When you temporarily remove the hub (the coordinator) from a zigbee network, The other devices assume that the network is being physically moved and that none of the previous paths can be relied upon. Consequently, when the coordinator comes back, everybody starts over in building their preferred paths. This will generally pick up any orphans and also improve efficiency if new parents are available who would be a better first choice than the old ones.

So in this sense “healing“ (sometimes called “forced healing”) Is a much more thorough process and allows every end device to consider every possible repeater as a parent candidate. This process can take much longer than a self heal, Sometimes hours, to complete, so field techs usually don’t check for the full results until the next day.

Self-healing just occurs when a sender tries to get a message through, the message doesn’t get through, and the sender asks itself “hmmm, do I know of any other paths to that destination?“ self-healing does not normally assign new parents to orphan devices.

So self-healing is a good thing, and helps keep the network operating When there are temporary problems along an individual message route such as local interference. But a full heal Essentially rebuilds the whole network and causes more efficient parent/child assignment, as well as picking up any orphans.

I’m sorry, I don’t know of any really simple explanation for this, but here’s A good technical paper which describes the difference between what happens when the coordinator (hub) goes off-line versus what happens when an individual repeater like a light switch goes off-line.

The one thing to note is that in their example it’s a sensor net which is choosing a new coordinator. In the zigbee home automation profile, which is what smartthings uses, there’s only one potential coordinator, a hub, and it’s either there or it isn’t. But the distinctions between the types of failures are similar, particularly with regard to orphan nodes.

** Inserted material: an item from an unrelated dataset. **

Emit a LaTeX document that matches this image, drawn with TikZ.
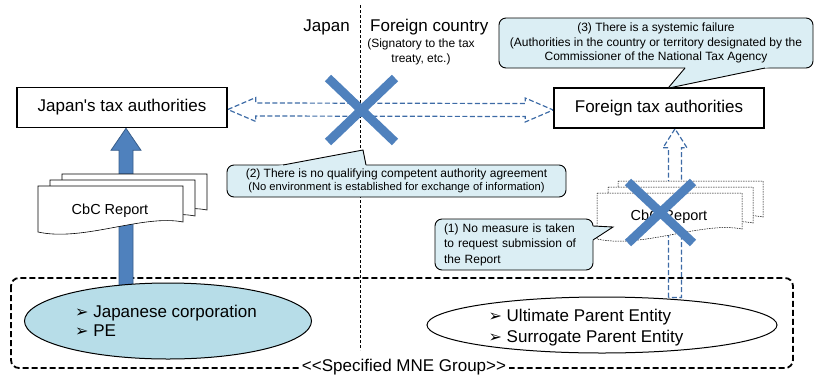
\documentclass[tikz,border=0pt]{standalone}
\usepackage{fontspec}
\setmainfont{Liberation Sans}
\newfontfamily\plainsans{Liberation Sans}
\newfontfamily\dingfont{DejaVu Sans}
\usetikzlibrary{calc,shapes.geometric,backgrounds}

\definecolor{crossblue}{HTML}{4F81BD}
\definecolor{crossedge}{HTML}{385D8A}
\definecolor{calloutfill}{HTML}{DBEEF4}
\definecolor{corpfill}{HTML}{B7DDE8}
\definecolor{hollowblue}{HTML}{3D6BA6}

\newcommand{\bigfont}{\fontsize{17}{20}\selectfont}
\newcommand{\smallfont}{\fontsize{12}{14.5}\selectfont}
\newcommand{\cbcfont}{\fontsize{14.5}{16}\selectfont}
\newcommand{\pointer}{{\dingfont\fontsize{16}{16}\selectfont ➢}\ }
% one sheet of the CbC report, top left corner at (#1,#2)
\newcommand{\cbcpage}[3]{%
        \begin{scope}[shift={(#1,#2)}]
        \draw[#3] (0,0) -- (145,0) -- (145,36)
        .. controls (105,28) and (45,56) .. (0,46) -- cycle ;
        \end{scope}}

\tikzset{
        authority/.style={draw,line width=1.6pt,inner sep=0pt,
                minimum width=210pt,minimum height=40pt,font=\bigfont},
        calloutbox/.style={draw,fill=calloutfill,line width=0.9pt,
                rounded corners=7pt,inner sep=0pt,font=\smallfont,align=center},
        crossout/.style={crossblue,line width=9pt},
        hollow/.style={hollowblue,line width=1.2pt,dash pattern=on 5pt off 2.5pt},
        docpage/.style={draw,fill=white,line width=0.6pt},
        dottedpage/.style={draw,fill=white,line width=0.5pt,dash pattern=on 1.5pt off 1pt},
}

\begin{document}
\begin{tikzpicture}[x=1pt,y=-1pt]
        \useasboundingbox (0,0) rectangle (815,376) ;
        % Japan / foreign country
        \node[anchor=east,font=\bigfont,inner sep=0pt] (japan) at (350,27) {Japan} ;
        \node[anchor=west,font=\bigfont,inner sep=0pt] (foreign) at (370,27) {Foreign country} ;
        \node[font=\smallfont,align=center,inner sep=0pt] (treaty) at (421,52)
        {(Signatory to the tax\\treaty, etc.)} ;
        \node[authority] (jtax) at (122,107.5) {Japan{\plainsans'}s tax authorities} ;
        \node[authority] (ftax) at (659,108) {Foreign tax authorities} ;
        % members of the group
        \node[ellipse,draw,fill=corpfill,line width=1pt,
        minimum width=287pt,minimum height=76pt] (jcorp) at (168,321) {} ;
        \node[font=\fontsize{17}{18.5}\selectfont,align=left,inner sep=0pt] (jcorptext)
        at (166,321) {\pointer Japanese corporation\\\pointer PE} ;
        \node[ellipse,draw,fill=white,line width=1pt,
        minimum width=350pt,minimum height=56pt] (parent) at (602,325) {} ;
        \node[font=\fontsize{17}{21}\selectfont,align=left,inner sep=0pt] (parenttext)
        at (586,327.5) {\pointer Ultimate Parent Entity\\\pointer Surrogate Parent Entity} ;
        \node[fill=white,font=\bigfont,inner sep=3pt] (mne) at (404,367)
        {<{}<Specified MNE Group>{}>} ;

        \begin{scope}[on background layer]
        \draw[line width=0.6pt,dash pattern=on 3pt off 2pt] (360,5) -- (360,350) ;
        \draw[line width=1.8pt,dash pattern=on 6pt off 3pt,rounded corners=8pt]
        (11,278) rectangle (793,368) ;
        % report filed in Japan
        \coordinate (jtip) at ([xshift=4pt]jtax.south) ;
        \coordinate (jfoot) at ([yshift=-3pt]jtip |- jcorp.north) ;
        \draw[crossedge,fill=crossblue,line width=0.8pt]
        ($(jfoot)+(-7,0)$) -- ($(jtip)+(-7,22)$) -- ($(jtip)+(-15,22)$) -- (jtip)
        -- ($(jtip)+(15,22)$) -- ($(jtip)+(7,22)$) -- ($(jfoot)+(7,0)$) -- cycle ;
        % exchange between the authorities
        \coordinate (xl) at ([yshift=-2pt]jtax.east) ;
        \coordinate (xr) at ([yshift=-2pt]ftax.west) ;
        \draw[hollow] (xl) -- ($(xl)+(28,-12)$) -- ($(xl)+(28,-6.5)$) -- ($(xr)+(-28,-6.5)$)
        -- ($(xr)+(-28,-12)$) -- (xr) -- ($(xr)+(-28,12)$) -- ($(xr)+(-28,6.5)$)
        -- ($(xl)+(28,6.5)$) -- ($(xl)+(28,12)$) -- cycle ;
        % report not filed abroad
        \coordinate (ftip) at ([xshift=16pt]ftax.south) ;
        \coordinate (ffoot) at ([yshift=-1pt]ftip |- parent.north) ;
        \draw[hollow] ($(ffoot)+(-6.5,0)$) -- ($(ftip)+(-6.5,19)$) -- ($(ftip)+(-12,19)$) -- (ftip)
        -- ($(ftip)+(12,19)$) -- ($(ftip)+(6.5,19)$) -- ($(ffoot)+(6.5,0)$) -- cycle ;
        \end{scope}

        % CbC reports
        \cbcpage{62}{174}{docpage}
        \cbcpage{50}{180}{docpage}
        \cbcpage{38}{186}{docpage}
        \node[font=\cbcfont] (jreport) at (110,211) {CbC Report} ;
        \cbcpage{618}{181}{dottedpage}
        \cbcpage{608}{187}{dottedpage}
        \cbcpage{597}{193}{dottedpage}
        \node[font=\cbcfont] (freport) at (669,217) {CbC Report} ;
        \draw[crossout] (328,78) -- (395,142) (395,78) -- (328,142) ;
        \draw[crossout] (628,182) -- (693,243) (693,182) -- (628,243) ;

        % (3)
        \node[calloutbox,minimum width=314pt,minimum height=50pt] (failure) at (656,43)
        {(3) There is a systemic failure\\(Authorities in the country or territory designated by the\\Commissioner of the National Tax Agency} ;
        \coordinate (failtip) at ([xshift=9pt,yshift=-1pt]ftax.north) ;
        \fill[calloutfill] (failtip) -- ($(failtip)!1.15!(685,68)$) -- ($(failtip)!1.15!(765,68)$) -- cycle ;
        \draw[line width=0.9pt] (685,68) -- (failtip) -- (765,68) ;
        % (2)
        \node[calloutbox,font=\fontsize{12}{13}\selectfont,minimum width=339pt,minimum height=32pt]
        (noagree) at (396.5,181)
        {(2) There is no qualifying competent authority agreement\\
        {\fontsize{11.2}{13}\selectfont (No environment is established for exchange of information)}} ;
        \coordinate (agreetip) at (363,150) ;
        \fill[calloutfill] (agreetip) -- ($(agreetip)!1.15!(283,165)$) -- ($(agreetip)!1.15!(366,165)$) -- cycle ;
        \draw[line width=0.9pt] (283,165) -- (agreetip) -- (366,165) ;
        % (1)
        \node[calloutbox,font=\fontsize{12}{15.5}\selectfont,align=left,text width=140pt,
        minimum width=158pt,minimum height=51pt] (nomeasure) at (514,244.5)
        {(1) No measure is taken\\to request submission of\\the Report} ;
        \coordinate (measuretip) at (613,227) ;
        \fill[calloutfill] (measuretip) -- ($(measuretip)!1.15!(593,226)$) -- ($(measuretip)!1.15!(593,240)$) -- cycle ;
        \draw[line width=0.9pt] (593,226) -- (measuretip) -- (593,240) ;
\end{tikzpicture}
\end{document}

The following paper was published in a peer reviewed journal, the International Journal of Computer Science Engineering and Technology (IJCSET)

http://www.ijcset.net/docs/Volumes/volume3issue3/ijcset2013030309.pdf

This is the key distinction

When a device is found orphaned {during a forced heal}, a realignment or a channel re-scan process will be invoked.

That will happen only when the coordinator (hub) is powered off for at least 15 minutes and then on again.It does not happen in self healing.


(Luigi Semenzato) #14

Thank you, this is very helpful.

It’s a pity that the Smartthings hub doesn’t have an interface for doing exactly this then. Having to remove the batteries isn’t a nice UI.